DIRECTION: Only the lines from the one containing "Give me the Chart.js source for this chart." through the one containing "const yTickValues = [3, 4, 5, 6];" are wanted. Give them again exactly, both ends included.

(A run of records)

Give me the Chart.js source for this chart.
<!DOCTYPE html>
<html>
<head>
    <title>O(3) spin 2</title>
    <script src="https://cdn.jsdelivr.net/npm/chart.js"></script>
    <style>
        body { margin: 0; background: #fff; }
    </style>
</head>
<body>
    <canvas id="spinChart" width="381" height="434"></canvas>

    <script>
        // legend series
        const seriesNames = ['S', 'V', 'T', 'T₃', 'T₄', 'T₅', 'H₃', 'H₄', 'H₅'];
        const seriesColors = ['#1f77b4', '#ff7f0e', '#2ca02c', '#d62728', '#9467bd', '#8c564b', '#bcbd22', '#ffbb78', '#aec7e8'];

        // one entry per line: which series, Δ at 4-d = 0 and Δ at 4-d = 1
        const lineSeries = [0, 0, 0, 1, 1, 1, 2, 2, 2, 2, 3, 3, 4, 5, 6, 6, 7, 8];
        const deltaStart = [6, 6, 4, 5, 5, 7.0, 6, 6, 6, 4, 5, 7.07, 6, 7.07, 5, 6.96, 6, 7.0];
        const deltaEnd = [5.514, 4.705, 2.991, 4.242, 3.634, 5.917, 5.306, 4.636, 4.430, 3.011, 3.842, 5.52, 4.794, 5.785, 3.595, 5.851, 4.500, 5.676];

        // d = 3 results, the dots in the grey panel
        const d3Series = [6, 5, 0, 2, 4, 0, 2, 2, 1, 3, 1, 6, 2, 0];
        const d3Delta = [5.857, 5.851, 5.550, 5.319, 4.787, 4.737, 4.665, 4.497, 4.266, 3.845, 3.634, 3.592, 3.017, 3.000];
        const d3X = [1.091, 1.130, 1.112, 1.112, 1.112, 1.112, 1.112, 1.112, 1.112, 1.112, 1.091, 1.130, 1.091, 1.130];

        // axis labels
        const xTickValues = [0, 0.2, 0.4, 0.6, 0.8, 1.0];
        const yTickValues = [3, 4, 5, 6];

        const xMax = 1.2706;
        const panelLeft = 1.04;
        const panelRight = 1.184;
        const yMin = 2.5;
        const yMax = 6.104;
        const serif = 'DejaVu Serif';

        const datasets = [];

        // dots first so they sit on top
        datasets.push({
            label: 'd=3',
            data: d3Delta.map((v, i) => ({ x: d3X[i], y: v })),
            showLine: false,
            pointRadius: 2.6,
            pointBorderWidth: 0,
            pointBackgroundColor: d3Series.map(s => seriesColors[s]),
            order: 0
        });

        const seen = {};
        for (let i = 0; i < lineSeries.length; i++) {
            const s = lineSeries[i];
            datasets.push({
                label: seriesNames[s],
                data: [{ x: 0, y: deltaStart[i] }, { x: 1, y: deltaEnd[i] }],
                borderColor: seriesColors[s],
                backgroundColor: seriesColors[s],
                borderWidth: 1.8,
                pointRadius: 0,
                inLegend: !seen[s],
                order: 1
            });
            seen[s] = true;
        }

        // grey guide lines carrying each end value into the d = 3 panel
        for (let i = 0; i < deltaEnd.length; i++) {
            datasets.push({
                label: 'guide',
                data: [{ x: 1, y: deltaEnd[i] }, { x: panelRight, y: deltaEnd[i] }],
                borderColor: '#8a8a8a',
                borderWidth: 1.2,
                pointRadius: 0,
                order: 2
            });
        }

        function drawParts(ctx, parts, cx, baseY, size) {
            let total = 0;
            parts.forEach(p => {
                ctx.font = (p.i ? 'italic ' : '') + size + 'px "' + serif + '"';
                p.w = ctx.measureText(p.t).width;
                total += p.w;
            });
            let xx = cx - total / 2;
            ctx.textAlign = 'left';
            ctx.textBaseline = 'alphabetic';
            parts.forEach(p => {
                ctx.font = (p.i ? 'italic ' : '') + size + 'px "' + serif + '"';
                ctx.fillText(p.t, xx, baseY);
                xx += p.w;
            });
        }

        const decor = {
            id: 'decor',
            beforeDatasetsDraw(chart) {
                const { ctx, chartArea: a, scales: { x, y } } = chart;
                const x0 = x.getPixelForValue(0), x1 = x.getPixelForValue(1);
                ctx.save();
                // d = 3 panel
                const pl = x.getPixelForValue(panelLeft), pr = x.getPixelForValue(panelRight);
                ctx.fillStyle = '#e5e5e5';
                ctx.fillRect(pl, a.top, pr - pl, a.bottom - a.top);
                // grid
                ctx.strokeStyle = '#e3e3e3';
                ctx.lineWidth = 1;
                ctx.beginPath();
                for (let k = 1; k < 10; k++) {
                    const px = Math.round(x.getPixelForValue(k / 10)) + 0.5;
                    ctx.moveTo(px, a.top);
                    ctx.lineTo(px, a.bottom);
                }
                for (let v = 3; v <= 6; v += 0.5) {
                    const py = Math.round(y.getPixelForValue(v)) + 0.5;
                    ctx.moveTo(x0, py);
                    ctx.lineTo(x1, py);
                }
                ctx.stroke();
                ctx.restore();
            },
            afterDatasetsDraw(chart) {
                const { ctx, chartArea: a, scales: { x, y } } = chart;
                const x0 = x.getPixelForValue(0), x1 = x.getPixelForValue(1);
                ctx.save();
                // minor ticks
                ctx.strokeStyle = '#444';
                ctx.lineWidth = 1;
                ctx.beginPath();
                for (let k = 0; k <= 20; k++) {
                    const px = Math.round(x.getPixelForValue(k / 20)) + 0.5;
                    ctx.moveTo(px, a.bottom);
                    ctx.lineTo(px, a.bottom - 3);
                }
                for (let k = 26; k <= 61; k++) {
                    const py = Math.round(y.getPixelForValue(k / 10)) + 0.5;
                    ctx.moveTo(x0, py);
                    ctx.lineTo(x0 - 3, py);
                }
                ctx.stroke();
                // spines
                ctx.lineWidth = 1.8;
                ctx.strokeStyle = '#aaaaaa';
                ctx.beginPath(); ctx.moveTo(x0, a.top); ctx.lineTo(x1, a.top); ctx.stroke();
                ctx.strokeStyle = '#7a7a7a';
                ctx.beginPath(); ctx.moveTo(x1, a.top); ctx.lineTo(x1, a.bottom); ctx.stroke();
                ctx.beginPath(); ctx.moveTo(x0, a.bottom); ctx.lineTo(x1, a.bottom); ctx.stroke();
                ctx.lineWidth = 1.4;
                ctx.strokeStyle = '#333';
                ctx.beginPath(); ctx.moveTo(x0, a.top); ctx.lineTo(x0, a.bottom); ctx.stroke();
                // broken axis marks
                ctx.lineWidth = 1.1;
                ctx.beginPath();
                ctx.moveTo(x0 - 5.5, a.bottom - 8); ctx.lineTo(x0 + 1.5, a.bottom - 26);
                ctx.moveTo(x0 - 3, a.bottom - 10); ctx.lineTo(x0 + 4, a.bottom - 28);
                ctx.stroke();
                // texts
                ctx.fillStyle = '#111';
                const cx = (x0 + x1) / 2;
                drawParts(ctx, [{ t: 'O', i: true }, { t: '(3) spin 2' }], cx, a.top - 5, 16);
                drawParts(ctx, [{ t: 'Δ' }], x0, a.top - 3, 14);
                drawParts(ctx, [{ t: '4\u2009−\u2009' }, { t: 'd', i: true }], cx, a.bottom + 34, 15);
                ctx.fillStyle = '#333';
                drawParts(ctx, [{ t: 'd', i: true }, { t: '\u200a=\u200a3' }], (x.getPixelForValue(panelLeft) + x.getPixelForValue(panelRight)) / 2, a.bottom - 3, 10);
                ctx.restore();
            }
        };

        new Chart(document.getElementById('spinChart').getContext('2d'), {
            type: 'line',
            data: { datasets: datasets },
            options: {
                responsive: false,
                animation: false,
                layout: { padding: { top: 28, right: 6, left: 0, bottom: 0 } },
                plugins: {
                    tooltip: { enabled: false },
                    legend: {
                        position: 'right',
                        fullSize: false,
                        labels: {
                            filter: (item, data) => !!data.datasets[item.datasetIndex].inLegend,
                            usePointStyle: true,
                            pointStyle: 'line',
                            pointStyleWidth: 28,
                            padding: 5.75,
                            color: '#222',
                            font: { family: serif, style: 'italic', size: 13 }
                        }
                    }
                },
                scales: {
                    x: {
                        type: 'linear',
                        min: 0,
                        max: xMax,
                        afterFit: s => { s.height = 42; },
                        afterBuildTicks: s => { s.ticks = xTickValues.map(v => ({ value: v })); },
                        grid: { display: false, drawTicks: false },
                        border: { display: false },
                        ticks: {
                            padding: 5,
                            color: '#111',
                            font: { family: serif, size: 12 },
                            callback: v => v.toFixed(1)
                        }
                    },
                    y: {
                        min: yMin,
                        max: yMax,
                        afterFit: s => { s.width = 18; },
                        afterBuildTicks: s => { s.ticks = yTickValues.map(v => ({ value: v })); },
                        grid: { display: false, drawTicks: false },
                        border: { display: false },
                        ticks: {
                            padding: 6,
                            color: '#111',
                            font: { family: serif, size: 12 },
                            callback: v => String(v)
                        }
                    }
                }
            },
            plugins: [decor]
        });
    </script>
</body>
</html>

* * *

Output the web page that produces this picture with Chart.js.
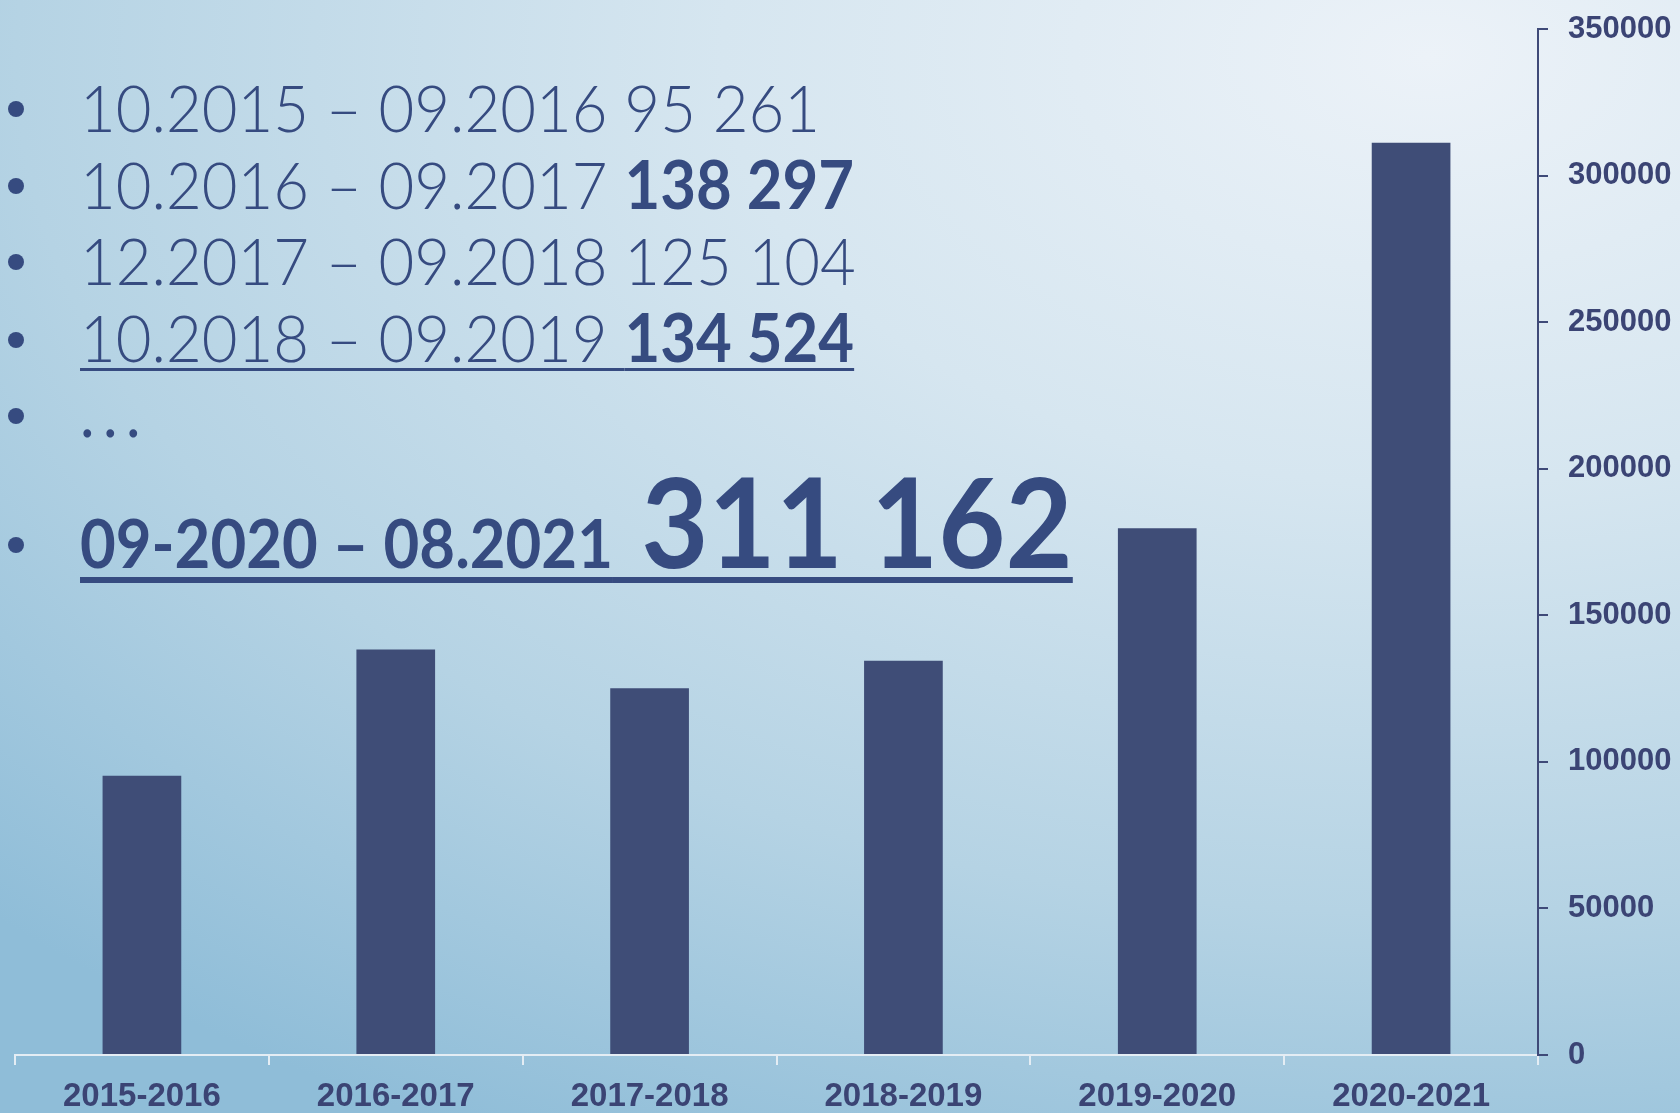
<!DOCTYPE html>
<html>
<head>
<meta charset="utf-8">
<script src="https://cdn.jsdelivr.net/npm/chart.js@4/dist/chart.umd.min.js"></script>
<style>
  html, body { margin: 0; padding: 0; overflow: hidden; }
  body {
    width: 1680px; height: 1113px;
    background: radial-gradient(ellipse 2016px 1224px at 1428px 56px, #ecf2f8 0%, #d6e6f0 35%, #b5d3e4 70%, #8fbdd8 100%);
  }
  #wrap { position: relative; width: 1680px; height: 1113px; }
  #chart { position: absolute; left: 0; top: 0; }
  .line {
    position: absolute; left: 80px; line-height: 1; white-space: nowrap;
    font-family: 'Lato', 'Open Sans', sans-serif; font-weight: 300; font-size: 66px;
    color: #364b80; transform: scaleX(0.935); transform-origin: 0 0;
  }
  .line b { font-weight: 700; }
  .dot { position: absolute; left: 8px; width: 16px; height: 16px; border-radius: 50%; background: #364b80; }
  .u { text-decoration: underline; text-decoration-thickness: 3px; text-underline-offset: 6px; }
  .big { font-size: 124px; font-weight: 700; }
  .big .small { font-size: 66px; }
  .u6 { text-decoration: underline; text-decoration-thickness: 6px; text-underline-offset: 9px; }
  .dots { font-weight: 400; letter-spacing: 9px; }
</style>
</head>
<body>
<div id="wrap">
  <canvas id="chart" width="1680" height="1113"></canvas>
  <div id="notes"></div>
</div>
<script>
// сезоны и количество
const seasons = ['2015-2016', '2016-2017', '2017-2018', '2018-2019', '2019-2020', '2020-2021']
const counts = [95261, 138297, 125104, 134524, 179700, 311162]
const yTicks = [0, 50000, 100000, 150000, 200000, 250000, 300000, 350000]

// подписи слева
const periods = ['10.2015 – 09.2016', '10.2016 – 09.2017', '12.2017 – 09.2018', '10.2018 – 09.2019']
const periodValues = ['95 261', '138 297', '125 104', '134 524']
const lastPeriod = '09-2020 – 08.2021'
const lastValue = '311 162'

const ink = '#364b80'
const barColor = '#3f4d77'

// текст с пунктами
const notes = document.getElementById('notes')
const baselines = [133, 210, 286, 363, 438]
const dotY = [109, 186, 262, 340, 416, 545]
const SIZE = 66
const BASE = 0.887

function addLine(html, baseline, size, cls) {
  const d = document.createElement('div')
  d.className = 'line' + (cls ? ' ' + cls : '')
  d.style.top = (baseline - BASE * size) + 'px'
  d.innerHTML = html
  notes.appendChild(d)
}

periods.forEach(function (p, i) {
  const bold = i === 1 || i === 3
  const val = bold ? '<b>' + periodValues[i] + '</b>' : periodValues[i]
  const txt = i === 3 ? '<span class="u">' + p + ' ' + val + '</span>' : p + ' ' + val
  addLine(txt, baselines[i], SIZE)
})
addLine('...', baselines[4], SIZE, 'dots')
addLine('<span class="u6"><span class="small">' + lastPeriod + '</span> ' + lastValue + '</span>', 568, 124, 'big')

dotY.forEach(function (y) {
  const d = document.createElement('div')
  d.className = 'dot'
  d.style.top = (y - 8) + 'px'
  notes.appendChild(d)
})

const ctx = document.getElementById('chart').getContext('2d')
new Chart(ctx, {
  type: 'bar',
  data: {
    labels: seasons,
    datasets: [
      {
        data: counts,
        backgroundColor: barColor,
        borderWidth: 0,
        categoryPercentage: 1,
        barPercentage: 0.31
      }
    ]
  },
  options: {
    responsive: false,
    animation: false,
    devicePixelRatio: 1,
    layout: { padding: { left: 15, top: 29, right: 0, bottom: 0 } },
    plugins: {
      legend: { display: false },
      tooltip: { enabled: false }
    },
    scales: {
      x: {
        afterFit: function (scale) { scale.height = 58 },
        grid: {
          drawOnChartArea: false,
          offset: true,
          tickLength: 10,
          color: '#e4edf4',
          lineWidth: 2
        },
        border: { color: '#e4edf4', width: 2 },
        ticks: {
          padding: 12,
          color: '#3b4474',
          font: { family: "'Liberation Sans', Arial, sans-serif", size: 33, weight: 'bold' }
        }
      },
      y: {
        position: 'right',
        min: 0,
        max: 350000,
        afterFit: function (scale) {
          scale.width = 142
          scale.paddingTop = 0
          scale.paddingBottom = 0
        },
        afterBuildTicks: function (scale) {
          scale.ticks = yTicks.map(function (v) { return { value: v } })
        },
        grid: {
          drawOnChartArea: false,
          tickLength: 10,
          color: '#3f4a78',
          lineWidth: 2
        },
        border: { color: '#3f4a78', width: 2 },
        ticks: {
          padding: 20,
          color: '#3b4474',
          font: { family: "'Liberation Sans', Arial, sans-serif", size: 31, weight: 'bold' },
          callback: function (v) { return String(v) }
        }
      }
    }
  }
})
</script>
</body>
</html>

SOLUTION:
Give me the Chart.js source for this chart.
<!DOCTYPE html>
<html>
<head>
    <title>O(3) spin 2</title>
    <script src="https://cdn.jsdelivr.net/npm/chart.js"></script>
    <style>
        body { margin: 0; background: #fff; }
    </style>
</head>
<body>
    <canvas id="spinChart" width="381" height="434"></canvas>

    <script>
        // legend series
        const seriesNames = ['S', 'V', 'T', 'T₃', 'T₄', 'T₅', 'H₃', 'H₄', 'H₅'];
        const seriesColors = ['#1f77b4', '#ff7f0e', '#2ca02c', '#d62728', '#9467bd', '#8c564b', '#bcbd22', '#ffbb78', '#aec7e8'];

        // one entry per line: which series, Δ at 4-d = 0 and Δ at 4-d = 1
        const lineSeries = [0, 0, 0, 1, 1, 1, 2, 2, 2, 2, 3, 3, 4, 5, 6, 6, 7, 8];
        const deltaStart = [6, 6, 4, 5, 5, 7.0, 6, 6, 6, 4, 5, 7.07, 6, 7.07, 5, 6.96, 6, 7.0];
        const deltaEnd = [5.514, 4.705, 2.991, 4.242, 3.634, 5.917, 5.306, 4.636, 4.430, 3.011, 3.842, 5.52, 4.794, 5.785, 3.595, 5.851, 4.500, 5.676];

        // d = 3 results, the dots in the grey panel
        const d3Series = [6, 5, 0, 2, 4, 0, 2, 2, 1, 3, 1, 6, 2, 0];
        const d3Delta = [5.857, 5.851, 5.550, 5.319, 4.787, 4.737, 4.665, 4.497, 4.266, 3.845, 3.634, 3.592, 3.017, 3.000];
        const d3X = [1.091, 1.130, 1.112, 1.112, 1.112, 1.112, 1.112, 1.112, 1.112, 1.112, 1.091, 1.130, 1.091, 1.130];

        // axis labels
        const xTickValues = [0, 0.2, 0.4, 0.6, 0.8, 1.0];
        const yTickValues = [3, 4, 5, 6];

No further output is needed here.